Aquanauts went through the motions of walking, retrieving cargo from a simulated resupply container — an essential task for long-duration Moon or Mars missions — and fell over, then got back up, to evaluate how slight changes in a spacesuit’s center of gravity alter an astronaut’s mobility.

“We were so surprised how, depending on the location of the center of gravity, it really affects the efficiency and effectiveness of the spacewalk,” Wakata said, adding that Aquarius moonwalks were a substantial change from the training runs he conducted in NASA’s immense spacewalk training pool near Johnson Space Center (JSC). “It was a very strange feeling to be able to walk for a spacewalk, because [NASA’s] spacewalks now are for zero gravity.”

Feustel said the NEEMO 10 crew also conducted a series of communications and mapping demonstrations for moonwalk navigation. The aquanauts also worked with mission controllers at NASA’s Exploration Planning and Operations Control (ExPOC) center at JSC to handoff control of a small ocean rover.

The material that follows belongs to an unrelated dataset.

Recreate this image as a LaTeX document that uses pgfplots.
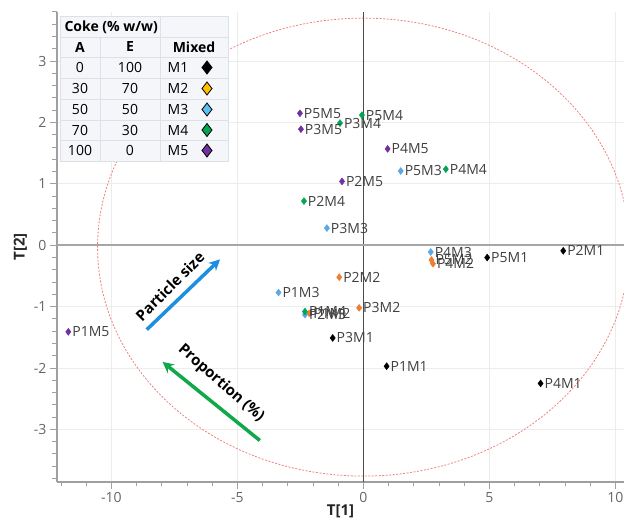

“What makes it special is that the decisions we make going out the door are life critical decisions, just like [those] you’d make in space,” Feustel said.

Undersea living
While the NEEMO 10 crew’s mission is ending, NASA plans at least one more expedition to Aquarius this year.

The agency’s yet-to-be-announced NEEMO 11 crew is slated to begin training on Sept. 12 and dive down to Aquarius on Sept. 16 for a six-day mission, according to the undersea lab’s schedule.

Despite their hectic daily timelines, some NEEMO aquanauts managed to take time out to ponder the sea life around their aquatic home.

“I did a dusk dive the other night and I saw a spotted moray eel I’ve never seen before, and I love moray eels,” Nyberg said. “So I was pretty excited.”

New fish aside, Aquarius is also home so some neighborly creatures that have earned a place in the hearts of NEEMO crews.

“This habitat has become home to so many fish, and there are a few that we’ve recognized,” Nyberg said. “There’s a huge grouper and a big barracuda named Bob.”